Source(s): female rider and work at MSF site - bill bLv 51 decade ago
I've been riding for almost 35 years and I would walk before I jumped on the back of a bike with anyone.I give lots of rides to people but wouldn't think of trying to convince anyone to get on if they didn't want to.
Maybe you should buy him a new solo seat.
- 1 decade ago
Try this...
Pound it into your hubby's head that you're scared! Then, sit up straight and gently wrap arms around hubby's waist, remember - he has to breath!
Your weight added to the bike can actually make the bike more stable and the ride smoother. Hubby might notice it'll take a
little more "umph" to get moving.
DON'T lean over to look around him or "lean into turns"...
just sit upright. Keep your eyes level to the horizon.
When a bike turns through a curve in the road, you actually
do what is known as "counter-steering"!!! IE - you have a
left-hand curve in the road, you (actually) steer the bike
slightly to the right!!! It's true!
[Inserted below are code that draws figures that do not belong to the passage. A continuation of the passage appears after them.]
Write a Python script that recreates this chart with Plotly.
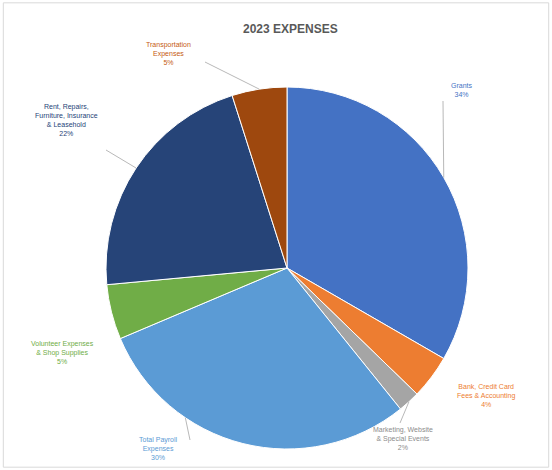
import math
import plotly.graph_objects as go

categories = ["Grants", "Bank, Credit Card Fees & Accounting", "Marketing, Website & Special Events",
              "Total Payroll Expenses", "Volunteer Expenses & Shop Supplies",
              "Rent, Repairs, Furniture, Insurance & Leasehold", "Transportation Expenses"]
display_labels = ["Grants", "Bank, Credit Card<br>Fees & Accounting", "Marketing, Website<br>& Special Events",
                  "Total Payroll<br>Expenses", "Volunteer Expenses<br>& Shop Supplies",
                  "Rent, Repairs,<br>Furniture, Insurance<br>& Leasehold", "Transportation<br>Expenses"]
values = [34, 4, 2, 30, 5, 22, 5]
colors = ["#4472C4", "#ED7D31", "#A5A5A5", "#5B9BD5", "#70AD47", "#264478", "#9E480E"]
text_colors = ["#4472C4", "#ED7D31", "#8C8C8C", "#5B9BD5", "#70AD47", "#264478", "#C55A11"]

W, H = 552, 470
cx, cy, R = 287, 268, 181

fig = go.Figure(go.Pie(
    labels=categories, values=values, sort=False, direction="clockwise", rotation=0,
    marker=dict(colors=colors, line=dict(color="white", width=1)),
    textinfo="none", showlegend=False, hoverinfo="label+percent",
    domain=dict(x=[(cx - R) / W, (cx + R) / W], y=[1 - (cy + R) / H, 1 - (cy - R) / H]),
))

def px(x, y):
    return x / W, 1 - y / H

# label centres (pixels) and leader line start points
label_pos = [(462, 90), (486, 395), (403, 438), (158, 448), (62, 352), (66, 120), (168, 53)]
leader_from = [(443, 101), None, (400, 423), (190, 440), None, (106, 150), (205, 62)]
leader_angle_shift = [0.0, 0.0, 0.0, 0.35, 0.0, 0.0, 0.0]

total = sum(values)
cum = 0
annotations = []
shapes = []
for i, v in enumerate(values):
    mid = (cum + v / 2) / total * 2 * math.pi + leader_angle_shift[i]
    cum += v
    ex, ey = cx + R * math.sin(mid), cy - R * math.cos(mid)
    lx, ly = label_pos[i]
    ax, ay = px(lx, ly)
    annotations.append(dict(
        x=ax, y=ay, xref="paper", yref="paper", showarrow=False, xanchor="center", yanchor="middle",
        text=f"{display_labels[i]}<br>{v}%", align="center",
        font=dict(size=7, color=text_colors[i], family="Liberation Sans"),
    ))
    if leader_from[i] is not None:
        x0, y0 = px(*leader_from[i])
        x1, y1 = px(ex, ey)
        shapes.append(dict(type="line", xref="paper", yref="paper", x0=x0, y0=y0, x1=x1, y1=y1,
                           line=dict(color="#A6A6A6", width=0.8)))

annotations.append(dict(
    x=px(290, 29)[0], y=px(290, 29)[1], xref="paper", yref="paper", showarrow=False,
    xanchor="center", yanchor="middle",
    text="<b>2023 EXPENSES</b>", font=dict(size=12, color="#595959", family="Liberation Sans"),
))
shapes.append(dict(type="rect", xref="paper", yref="paper", x0=0.006, y0=0.006, x1=0.994, y1=0.994,
                   line=dict(color="#D9D9D9", width=1)))

fig.update_layout(width=W, height=H, autosize=False, margin=dict(l=0, r=0, t=0, b=0),
                  paper_bgcolor="white", plot_bgcolor="white",
                  annotations=annotations, shapes=shapes)
fig.write_html("out.html", config={"displayModeBar": False},
               post_script="document.body.style.margin='0';")
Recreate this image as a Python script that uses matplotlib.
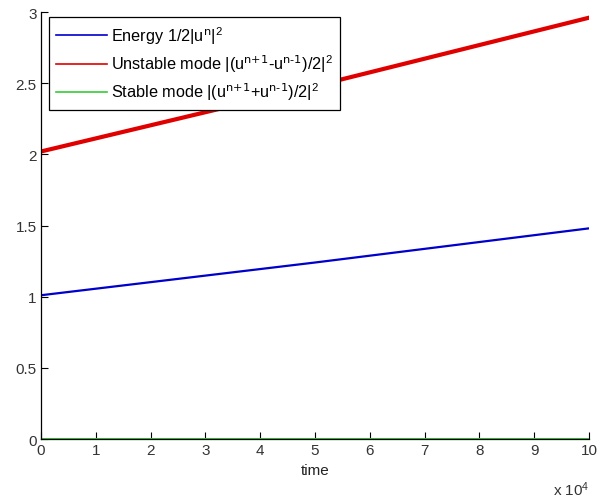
import matplotlib
matplotlib.use("Agg")
import matplotlib.pyplot as plt
from matplotlib.ticker import FuncFormatter

plt.rcParams["font.family"] = ["Liberation Sans", "DejaVu Sans"]
plt.rcParams["mathtext.default"] = "regular"

# sampled time (steps) and the three tracked quantities
time = [0, 25000, 50000, 75000, 100000]
energy = [1.01, 1.125, 1.24, 1.36, 1.48]
unstable = [2.02, 2.25, 2.48, 2.72, 2.96]
stable = [0.0, 0.0, 0.0, 0.0, 0.0]

labels = [
    r"Energy 1/2|u$^{\text{n}}$|$^{2}$",
    r"Unstable mode |(u$^{\text{n+1}}$-u$^{\text{n-1}}$)/2|$^{2}$",
    r"Stable mode |(u$^{\text{n+1}}$+u$^{\text{n-1}}$)/2|$^{2}$",
]

fig = plt.figure(figsize=(5.97, 5.02), dpi=100)
ax = fig.add_axes([0.0687, 0.1235, 0.918, 0.8506])

ax.plot(time, energy, color="#0000cc", lw=1.6, label=labels[0])
ax.plot(time, unstable, color="#e00000", lw=3.0, label=labels[1])
ax.plot(time, stable, color="#33cc33", lw=2.2, label=labels[2])

ax.set_xlim(0, 100000)
ax.set_ylim(0, 3)
ax.set_xticks(range(0, 100001, 10000))
ax.xaxis.set_major_formatter(FuncFormatter(lambda v, p: f"{v / 1e4:g}"))
ax.set_yticks([0, 0.5, 1, 1.5, 2, 2.5, 3])
ax.yaxis.set_major_formatter(FuncFormatter(lambda v, p: f"{v:g}"))
ax.tick_params(direction="in", length=5, width=0.8, labelsize=11,
               labelcolor="#333333", pad=3)
ax.spines["top"].set_visible(False)
ax.spines["right"].set_visible(False)
for s in ("left", "bottom"):
    ax.spines[s].set_linewidth(0.9)

ax.set_xlabel("time", fontsize=11, labelpad=4, color="#222222")
ax.text(1.0, -0.095, r"x 10$^{4}$", transform=ax.transAxes,
        ha="right", va="top", fontsize=11, color="#333333")

leg = ax.legend(loc="upper left", bbox_to_anchor=(0.0146, 0.9883),
                fontsize=11.7, handlelength=3.1, handletextpad=0.25,
                borderpad=0.45, labelspacing=0.4, borderaxespad=0,
                fancybox=False, framealpha=1, edgecolor="black")
leg.get_frame().set_linewidth(0.9)
for line in leg.get_lines():
    line.set_linewidth(1.2)

fig.savefig("out.png", dpi=100)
When you lightly "steer" to
the right, the bike will naturally lean slightly to the left and
begin to turn left.
Watch some motorcycle racing on TV and you can see it
done by professionals... and their going alot faster!!!
Then, relax and enjoy the ride! You might get comfortable
enough that you can get your own bike and ride with him!!!
I know many women that drive their own bikes!
Oh, they LOVE it when hubby has to ride on the back!!! lol
Source(s): Ridden bikes for ages and have taught friends and relatives how to ride and drive! Have fun and relax... if Hubby is responsible, you'll be fine!